Adam: Of course, you’ve also performed in several Shakespeare works, including an all-female The Taming of the Shrew; and several comedies including last year’s I Want to Sleep with Tom Stoppard. You seem to have a fulfilling range of roles? Wendy: I am very lucky. I reckon also if you get this opportunity give it all you’ve got. I am very grateful for these opportunities.
Adam: Can you tell me about your involvement in the very special Four Deaths in the Life of Ronaldo Abok, by playwright Ian Meadows? Wendy: Ian’s co-director Adam Booth asked me to get involved. Ian and Adam were both working with the Sudanese community. It was a completely rewarding and eye-opening experience. I knew almost nothing about Sudan and the cast had never acted before but I became very close to them and they welcomed me so warmly. Considering what had happened in their lives, they were so open and curious. I have such respect for what they are achieving here.
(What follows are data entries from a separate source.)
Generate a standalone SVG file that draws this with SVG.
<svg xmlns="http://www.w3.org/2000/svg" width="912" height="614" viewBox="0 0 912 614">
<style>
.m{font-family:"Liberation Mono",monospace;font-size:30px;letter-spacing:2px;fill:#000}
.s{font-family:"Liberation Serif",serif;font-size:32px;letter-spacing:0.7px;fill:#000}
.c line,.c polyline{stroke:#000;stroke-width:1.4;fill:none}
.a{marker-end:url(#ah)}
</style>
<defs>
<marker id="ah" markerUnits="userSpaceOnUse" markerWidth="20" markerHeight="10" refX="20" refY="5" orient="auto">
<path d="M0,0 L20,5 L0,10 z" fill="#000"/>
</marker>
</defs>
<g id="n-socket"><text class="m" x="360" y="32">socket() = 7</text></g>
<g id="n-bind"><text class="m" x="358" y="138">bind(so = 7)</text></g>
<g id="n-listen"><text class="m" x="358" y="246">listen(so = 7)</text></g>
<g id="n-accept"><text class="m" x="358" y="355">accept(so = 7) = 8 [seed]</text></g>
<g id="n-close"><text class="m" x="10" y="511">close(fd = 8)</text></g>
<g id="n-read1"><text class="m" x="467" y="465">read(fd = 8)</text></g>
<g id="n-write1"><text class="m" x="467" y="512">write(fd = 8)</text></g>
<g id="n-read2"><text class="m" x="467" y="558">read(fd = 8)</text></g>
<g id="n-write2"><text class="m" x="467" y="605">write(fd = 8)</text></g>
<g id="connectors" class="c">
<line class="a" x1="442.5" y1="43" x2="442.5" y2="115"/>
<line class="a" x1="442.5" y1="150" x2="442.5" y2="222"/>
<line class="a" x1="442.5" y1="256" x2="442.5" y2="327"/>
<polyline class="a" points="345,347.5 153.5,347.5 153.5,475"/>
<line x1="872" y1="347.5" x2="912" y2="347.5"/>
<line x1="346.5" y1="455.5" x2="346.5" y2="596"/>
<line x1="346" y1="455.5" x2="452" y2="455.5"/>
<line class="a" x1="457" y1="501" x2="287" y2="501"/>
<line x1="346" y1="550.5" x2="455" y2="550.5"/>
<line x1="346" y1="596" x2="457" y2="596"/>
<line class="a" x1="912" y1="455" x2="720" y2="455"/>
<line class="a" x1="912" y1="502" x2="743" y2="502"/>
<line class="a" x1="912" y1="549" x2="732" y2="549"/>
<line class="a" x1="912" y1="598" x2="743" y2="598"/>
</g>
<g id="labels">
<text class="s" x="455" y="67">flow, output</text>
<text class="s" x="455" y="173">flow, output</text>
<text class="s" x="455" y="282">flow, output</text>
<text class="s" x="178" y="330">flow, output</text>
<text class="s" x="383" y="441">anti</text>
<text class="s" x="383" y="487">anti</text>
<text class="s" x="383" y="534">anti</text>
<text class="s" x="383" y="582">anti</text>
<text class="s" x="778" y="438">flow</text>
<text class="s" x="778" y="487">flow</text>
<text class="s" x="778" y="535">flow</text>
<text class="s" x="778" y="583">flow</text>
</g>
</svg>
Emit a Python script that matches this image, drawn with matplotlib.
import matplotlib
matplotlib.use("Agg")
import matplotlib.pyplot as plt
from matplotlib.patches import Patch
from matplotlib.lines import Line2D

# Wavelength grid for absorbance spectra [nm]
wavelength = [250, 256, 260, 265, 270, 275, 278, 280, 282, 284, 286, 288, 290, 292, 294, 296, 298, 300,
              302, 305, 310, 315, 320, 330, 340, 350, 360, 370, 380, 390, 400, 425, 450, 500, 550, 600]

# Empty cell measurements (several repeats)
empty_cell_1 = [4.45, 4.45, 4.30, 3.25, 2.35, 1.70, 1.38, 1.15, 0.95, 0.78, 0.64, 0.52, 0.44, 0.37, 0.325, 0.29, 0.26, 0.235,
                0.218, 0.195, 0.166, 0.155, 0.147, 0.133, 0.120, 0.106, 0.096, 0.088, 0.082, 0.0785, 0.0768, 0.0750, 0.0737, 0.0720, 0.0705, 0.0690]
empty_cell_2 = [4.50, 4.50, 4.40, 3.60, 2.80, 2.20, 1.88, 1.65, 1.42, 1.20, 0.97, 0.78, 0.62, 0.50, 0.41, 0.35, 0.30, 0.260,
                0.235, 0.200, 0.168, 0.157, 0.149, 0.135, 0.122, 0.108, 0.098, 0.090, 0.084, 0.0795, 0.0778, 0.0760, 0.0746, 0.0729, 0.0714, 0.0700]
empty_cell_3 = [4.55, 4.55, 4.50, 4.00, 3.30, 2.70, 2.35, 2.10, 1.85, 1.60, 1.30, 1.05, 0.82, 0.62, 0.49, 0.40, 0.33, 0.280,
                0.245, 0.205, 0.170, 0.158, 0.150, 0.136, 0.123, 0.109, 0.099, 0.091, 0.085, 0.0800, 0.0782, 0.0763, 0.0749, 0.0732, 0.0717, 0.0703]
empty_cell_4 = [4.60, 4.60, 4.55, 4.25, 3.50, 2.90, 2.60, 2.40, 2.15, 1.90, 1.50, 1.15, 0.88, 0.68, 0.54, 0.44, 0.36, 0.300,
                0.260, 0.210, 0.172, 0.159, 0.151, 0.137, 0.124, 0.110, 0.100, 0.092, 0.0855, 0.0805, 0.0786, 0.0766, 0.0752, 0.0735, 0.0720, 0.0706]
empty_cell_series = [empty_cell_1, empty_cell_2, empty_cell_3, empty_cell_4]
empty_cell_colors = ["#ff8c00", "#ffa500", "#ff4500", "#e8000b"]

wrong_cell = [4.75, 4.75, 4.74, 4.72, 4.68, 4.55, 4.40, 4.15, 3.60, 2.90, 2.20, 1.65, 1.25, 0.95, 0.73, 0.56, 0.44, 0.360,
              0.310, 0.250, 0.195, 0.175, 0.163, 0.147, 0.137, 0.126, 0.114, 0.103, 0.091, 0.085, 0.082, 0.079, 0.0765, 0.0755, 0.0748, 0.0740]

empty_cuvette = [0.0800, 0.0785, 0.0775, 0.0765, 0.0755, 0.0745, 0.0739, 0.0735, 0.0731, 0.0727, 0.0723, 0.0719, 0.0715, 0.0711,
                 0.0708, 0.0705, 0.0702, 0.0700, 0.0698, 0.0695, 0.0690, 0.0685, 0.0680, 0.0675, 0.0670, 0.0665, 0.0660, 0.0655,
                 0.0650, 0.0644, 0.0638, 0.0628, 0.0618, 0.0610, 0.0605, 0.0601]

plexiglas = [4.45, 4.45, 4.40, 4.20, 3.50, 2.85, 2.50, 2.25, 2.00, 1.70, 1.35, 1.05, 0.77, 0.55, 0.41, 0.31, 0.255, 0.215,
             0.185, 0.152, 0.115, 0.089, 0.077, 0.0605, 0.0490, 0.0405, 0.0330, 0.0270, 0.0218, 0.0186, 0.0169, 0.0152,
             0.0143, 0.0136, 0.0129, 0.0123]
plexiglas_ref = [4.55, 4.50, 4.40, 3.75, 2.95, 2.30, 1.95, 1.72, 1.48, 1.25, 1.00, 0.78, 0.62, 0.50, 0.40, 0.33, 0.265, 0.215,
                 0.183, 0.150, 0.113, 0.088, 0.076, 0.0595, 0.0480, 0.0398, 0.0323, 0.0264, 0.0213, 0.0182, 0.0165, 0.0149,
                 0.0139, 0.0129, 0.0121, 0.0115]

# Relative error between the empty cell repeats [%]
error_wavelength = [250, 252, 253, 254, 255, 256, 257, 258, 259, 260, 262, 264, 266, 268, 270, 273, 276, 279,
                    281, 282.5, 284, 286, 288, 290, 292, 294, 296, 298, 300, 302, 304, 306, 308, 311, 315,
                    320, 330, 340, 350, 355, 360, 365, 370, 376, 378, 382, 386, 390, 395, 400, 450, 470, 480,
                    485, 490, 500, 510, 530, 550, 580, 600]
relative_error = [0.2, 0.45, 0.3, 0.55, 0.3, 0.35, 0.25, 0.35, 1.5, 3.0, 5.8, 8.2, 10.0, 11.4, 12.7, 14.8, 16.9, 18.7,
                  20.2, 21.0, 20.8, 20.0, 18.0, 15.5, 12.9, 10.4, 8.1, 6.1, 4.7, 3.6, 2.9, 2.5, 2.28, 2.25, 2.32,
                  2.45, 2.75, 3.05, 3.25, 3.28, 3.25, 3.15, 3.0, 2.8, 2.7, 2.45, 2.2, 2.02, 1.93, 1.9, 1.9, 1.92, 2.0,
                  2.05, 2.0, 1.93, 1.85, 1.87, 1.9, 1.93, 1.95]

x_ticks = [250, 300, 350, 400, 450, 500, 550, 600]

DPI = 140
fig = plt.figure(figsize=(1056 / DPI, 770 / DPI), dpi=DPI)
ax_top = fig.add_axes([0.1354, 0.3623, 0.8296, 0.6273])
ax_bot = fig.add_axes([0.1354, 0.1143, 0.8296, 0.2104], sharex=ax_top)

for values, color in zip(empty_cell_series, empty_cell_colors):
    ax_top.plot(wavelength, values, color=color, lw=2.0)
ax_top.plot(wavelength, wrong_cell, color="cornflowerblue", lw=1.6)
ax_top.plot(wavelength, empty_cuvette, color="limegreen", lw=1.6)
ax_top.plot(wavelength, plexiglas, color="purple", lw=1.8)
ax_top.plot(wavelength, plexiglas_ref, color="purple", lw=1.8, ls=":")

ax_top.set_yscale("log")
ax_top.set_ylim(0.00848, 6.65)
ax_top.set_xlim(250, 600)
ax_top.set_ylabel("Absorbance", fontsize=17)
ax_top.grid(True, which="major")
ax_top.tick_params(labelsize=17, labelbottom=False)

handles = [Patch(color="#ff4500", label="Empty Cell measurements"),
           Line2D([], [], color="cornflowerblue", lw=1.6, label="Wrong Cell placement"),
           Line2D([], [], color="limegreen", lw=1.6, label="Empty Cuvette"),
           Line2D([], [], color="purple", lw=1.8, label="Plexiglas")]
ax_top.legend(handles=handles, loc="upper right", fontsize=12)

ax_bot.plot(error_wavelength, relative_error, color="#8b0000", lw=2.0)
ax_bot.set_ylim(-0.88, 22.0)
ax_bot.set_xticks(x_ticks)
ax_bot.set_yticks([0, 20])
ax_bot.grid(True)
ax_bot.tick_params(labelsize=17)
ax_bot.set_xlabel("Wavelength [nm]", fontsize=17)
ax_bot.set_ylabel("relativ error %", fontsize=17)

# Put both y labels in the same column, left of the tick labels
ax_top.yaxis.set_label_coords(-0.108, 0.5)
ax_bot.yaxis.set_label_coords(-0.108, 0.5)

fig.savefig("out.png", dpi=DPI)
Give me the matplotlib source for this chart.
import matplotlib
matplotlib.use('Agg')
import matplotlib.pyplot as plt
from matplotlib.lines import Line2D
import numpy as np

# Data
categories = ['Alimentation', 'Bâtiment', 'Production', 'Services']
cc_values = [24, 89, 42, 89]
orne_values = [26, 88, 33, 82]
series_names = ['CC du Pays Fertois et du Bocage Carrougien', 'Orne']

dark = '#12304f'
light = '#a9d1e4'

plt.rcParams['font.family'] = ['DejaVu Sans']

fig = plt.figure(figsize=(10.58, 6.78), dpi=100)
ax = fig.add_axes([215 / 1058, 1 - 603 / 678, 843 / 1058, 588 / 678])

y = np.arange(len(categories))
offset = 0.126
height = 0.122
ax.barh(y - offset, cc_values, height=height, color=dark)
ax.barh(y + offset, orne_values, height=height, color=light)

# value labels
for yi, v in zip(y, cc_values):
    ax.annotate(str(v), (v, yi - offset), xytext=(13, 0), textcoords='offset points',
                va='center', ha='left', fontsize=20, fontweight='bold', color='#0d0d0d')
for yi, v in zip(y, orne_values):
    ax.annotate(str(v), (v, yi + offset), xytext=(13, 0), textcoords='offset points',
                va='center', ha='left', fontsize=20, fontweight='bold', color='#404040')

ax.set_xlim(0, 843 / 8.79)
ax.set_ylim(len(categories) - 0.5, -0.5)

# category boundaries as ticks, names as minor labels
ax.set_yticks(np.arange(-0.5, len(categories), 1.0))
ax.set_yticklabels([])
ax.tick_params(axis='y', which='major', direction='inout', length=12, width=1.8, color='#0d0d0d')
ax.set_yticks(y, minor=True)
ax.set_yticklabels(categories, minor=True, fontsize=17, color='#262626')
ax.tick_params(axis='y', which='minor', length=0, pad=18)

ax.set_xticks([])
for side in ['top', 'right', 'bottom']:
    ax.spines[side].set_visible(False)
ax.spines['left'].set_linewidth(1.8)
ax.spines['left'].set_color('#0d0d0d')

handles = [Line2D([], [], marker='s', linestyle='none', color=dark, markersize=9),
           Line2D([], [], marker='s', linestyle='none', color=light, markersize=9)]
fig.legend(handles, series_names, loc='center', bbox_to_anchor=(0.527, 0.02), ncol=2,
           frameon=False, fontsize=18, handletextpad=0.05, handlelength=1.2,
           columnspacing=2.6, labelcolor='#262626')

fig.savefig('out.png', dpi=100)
Adam: For many years, you have been vocal on the rights of artists and the need for arts to be on the Australian national policy agenda. What do you see as the issues facing the arts today? Wendy: We need a certain amount of funding to survive but I don’t think we can rely on it. We need to seek support and sponsorship through the private sector. I am passionate about the vital role the arts play in society. “Holding the mirror up to nature”, so to speak. Without a healthy and thriving arts culture we are spiritually bereft. I sincerely hope that working with the corporate sector we can help our cultural uniqueness to thrive which can only be beneficial for all of us. I don’t personally believe that Government should be wholly responsible for providing those fund but recent proposals to cut arts funding are very short sighted and quite frankly unfathomable.
Adam: Your daughter, Sophie Hensser, is currently co-starring in Love Child. Does the whirlwind that is this new TV hit remind you of your time on ACP? Wendy: Yes! But she is so much better equipped to deal with it than I was. Also she is an actor for all the right reasons. She loves the craft and is always willing to learn and grow.